- _Exercise description_
Give again only the lines beginning with the one that contains "Rebuild this chart" and ending with the one that contains "const fontFamily = 'Carlito, Lato, sans-serif'"; include both of those lines.

- _Source data_
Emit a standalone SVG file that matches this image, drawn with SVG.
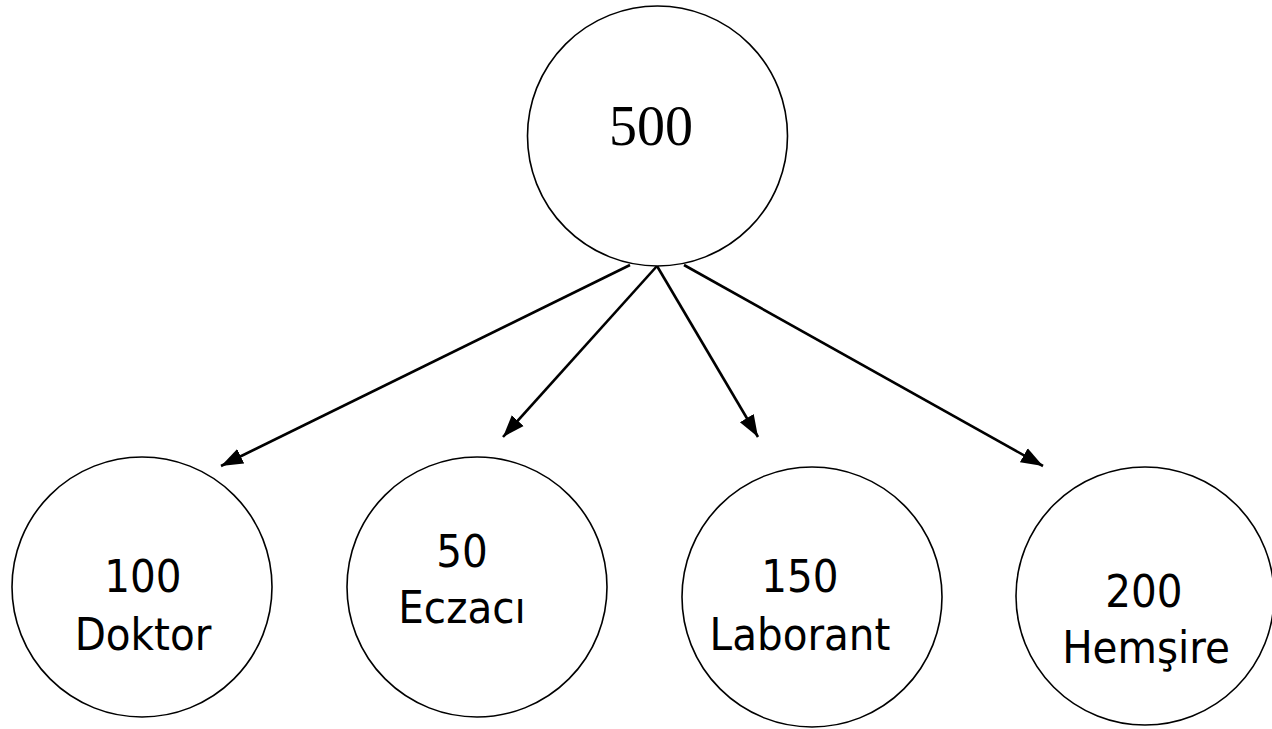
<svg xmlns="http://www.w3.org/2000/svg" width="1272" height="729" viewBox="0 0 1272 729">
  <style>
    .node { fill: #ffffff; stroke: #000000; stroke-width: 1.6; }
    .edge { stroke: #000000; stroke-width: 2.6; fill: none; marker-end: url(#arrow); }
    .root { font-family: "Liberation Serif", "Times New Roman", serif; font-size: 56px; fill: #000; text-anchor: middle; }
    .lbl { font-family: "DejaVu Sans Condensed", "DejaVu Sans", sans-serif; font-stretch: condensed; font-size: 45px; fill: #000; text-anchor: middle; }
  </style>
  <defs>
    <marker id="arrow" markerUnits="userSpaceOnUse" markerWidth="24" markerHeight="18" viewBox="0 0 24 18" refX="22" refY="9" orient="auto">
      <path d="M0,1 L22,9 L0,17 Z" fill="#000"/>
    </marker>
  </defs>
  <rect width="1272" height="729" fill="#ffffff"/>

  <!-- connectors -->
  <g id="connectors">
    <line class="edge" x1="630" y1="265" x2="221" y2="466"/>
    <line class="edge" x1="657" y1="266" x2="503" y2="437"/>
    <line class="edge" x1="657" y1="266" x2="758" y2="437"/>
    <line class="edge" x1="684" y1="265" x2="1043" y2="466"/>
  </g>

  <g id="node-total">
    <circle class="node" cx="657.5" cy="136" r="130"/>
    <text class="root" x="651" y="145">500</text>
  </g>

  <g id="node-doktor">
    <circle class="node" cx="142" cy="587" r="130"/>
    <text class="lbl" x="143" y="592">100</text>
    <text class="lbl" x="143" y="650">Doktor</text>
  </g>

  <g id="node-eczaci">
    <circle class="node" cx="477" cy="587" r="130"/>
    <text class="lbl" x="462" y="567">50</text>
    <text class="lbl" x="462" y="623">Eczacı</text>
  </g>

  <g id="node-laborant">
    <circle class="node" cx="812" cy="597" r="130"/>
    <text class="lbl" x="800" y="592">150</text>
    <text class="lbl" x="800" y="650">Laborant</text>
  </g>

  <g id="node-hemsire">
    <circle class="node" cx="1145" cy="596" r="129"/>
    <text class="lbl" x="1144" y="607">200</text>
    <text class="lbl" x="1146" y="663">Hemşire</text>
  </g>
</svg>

---

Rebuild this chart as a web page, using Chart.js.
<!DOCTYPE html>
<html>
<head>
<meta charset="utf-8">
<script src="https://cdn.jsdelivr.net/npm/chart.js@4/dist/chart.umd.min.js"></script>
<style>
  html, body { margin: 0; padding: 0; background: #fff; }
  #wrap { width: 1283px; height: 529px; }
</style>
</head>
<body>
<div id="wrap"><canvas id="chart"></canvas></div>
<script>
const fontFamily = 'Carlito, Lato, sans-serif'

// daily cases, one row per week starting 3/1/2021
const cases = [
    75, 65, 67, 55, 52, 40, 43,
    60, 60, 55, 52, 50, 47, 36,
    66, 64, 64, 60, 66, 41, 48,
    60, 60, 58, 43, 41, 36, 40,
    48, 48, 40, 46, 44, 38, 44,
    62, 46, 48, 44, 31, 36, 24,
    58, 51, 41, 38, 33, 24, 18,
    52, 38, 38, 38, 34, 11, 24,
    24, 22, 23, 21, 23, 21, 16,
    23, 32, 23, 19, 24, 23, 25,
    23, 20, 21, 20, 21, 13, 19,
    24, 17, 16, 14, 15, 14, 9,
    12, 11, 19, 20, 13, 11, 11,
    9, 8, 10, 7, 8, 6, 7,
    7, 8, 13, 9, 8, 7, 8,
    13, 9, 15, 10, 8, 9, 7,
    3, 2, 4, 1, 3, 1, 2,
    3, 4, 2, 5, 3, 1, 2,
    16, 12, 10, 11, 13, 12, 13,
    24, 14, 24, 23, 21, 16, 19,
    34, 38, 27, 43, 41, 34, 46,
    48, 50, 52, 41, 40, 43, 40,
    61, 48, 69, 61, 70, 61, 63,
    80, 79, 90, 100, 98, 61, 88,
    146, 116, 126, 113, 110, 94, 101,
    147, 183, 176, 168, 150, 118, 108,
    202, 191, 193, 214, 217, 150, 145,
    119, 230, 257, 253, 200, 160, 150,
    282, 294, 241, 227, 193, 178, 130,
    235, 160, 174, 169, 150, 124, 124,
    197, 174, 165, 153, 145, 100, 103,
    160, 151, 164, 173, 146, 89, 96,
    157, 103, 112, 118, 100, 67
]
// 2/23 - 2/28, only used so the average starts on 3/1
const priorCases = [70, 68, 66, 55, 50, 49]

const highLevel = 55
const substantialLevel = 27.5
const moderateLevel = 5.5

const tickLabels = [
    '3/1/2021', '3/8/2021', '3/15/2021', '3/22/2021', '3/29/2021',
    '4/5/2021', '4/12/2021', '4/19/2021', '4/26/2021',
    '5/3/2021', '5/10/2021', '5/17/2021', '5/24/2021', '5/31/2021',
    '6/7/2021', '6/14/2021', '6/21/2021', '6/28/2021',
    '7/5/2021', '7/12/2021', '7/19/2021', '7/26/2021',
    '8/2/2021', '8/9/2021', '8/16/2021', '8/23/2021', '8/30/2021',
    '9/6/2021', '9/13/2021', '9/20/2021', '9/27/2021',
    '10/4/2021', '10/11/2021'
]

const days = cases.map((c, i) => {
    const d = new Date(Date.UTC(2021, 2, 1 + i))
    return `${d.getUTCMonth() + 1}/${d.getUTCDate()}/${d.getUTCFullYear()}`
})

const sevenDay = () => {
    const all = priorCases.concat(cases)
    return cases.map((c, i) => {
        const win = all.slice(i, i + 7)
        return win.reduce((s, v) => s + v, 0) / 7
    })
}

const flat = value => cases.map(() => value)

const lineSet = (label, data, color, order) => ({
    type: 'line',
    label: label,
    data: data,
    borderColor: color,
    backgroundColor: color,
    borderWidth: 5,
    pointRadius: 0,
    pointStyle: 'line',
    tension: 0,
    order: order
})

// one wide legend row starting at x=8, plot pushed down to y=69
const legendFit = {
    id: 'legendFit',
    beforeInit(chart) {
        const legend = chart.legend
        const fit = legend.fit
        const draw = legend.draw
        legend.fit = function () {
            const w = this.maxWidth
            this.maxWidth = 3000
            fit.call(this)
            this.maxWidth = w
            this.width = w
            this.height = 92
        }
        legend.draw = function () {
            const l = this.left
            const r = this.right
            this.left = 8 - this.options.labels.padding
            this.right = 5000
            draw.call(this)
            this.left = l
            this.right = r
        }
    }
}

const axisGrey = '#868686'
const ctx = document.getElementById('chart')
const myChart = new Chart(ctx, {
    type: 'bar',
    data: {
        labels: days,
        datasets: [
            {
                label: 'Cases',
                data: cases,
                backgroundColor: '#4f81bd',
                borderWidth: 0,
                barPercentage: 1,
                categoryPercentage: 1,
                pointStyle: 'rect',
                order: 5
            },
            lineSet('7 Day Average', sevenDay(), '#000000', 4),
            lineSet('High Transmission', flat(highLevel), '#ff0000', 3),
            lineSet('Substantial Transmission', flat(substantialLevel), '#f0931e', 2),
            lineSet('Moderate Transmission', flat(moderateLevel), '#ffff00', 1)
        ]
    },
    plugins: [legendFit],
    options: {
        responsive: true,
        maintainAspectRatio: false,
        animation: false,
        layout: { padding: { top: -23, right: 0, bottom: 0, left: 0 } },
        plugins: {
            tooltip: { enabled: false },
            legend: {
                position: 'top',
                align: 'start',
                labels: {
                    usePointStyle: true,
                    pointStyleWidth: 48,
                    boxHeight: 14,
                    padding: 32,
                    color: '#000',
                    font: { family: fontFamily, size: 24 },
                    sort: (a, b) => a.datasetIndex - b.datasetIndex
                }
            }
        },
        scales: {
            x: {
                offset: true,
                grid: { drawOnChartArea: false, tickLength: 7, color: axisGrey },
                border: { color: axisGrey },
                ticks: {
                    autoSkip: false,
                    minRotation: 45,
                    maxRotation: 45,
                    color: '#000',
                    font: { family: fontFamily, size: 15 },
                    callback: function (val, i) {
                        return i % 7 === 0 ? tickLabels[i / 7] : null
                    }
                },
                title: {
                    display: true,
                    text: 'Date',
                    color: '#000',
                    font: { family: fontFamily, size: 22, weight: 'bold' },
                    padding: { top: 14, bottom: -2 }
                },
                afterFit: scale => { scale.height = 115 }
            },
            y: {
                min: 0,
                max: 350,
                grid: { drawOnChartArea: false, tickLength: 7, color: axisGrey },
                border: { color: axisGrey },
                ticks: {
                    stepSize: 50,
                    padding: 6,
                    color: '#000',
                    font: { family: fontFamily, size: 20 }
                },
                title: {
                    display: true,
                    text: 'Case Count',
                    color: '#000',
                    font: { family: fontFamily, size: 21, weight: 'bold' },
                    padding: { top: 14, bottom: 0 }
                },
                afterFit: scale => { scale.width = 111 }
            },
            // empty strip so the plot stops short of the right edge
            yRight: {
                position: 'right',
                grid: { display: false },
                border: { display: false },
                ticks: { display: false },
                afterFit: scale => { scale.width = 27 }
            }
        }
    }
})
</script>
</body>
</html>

- _Exercise result_
Rebuild this chart as a web page, using Chart.js.
<!DOCTYPE html>
<html>
<head>
<meta charset="utf-8">
<script src="https://cdn.jsdelivr.net/npm/chart.js@4/dist/chart.umd.min.js"></script>
<style>
  html, body { margin: 0; padding: 0; background: #fff; }
  #wrap { width: 1283px; height: 529px; }
</style>
</head>
<body>
<div id="wrap"><canvas id="chart"></canvas></div>
<script>
const fontFamily = 'Carlito, Lato, sans-serif'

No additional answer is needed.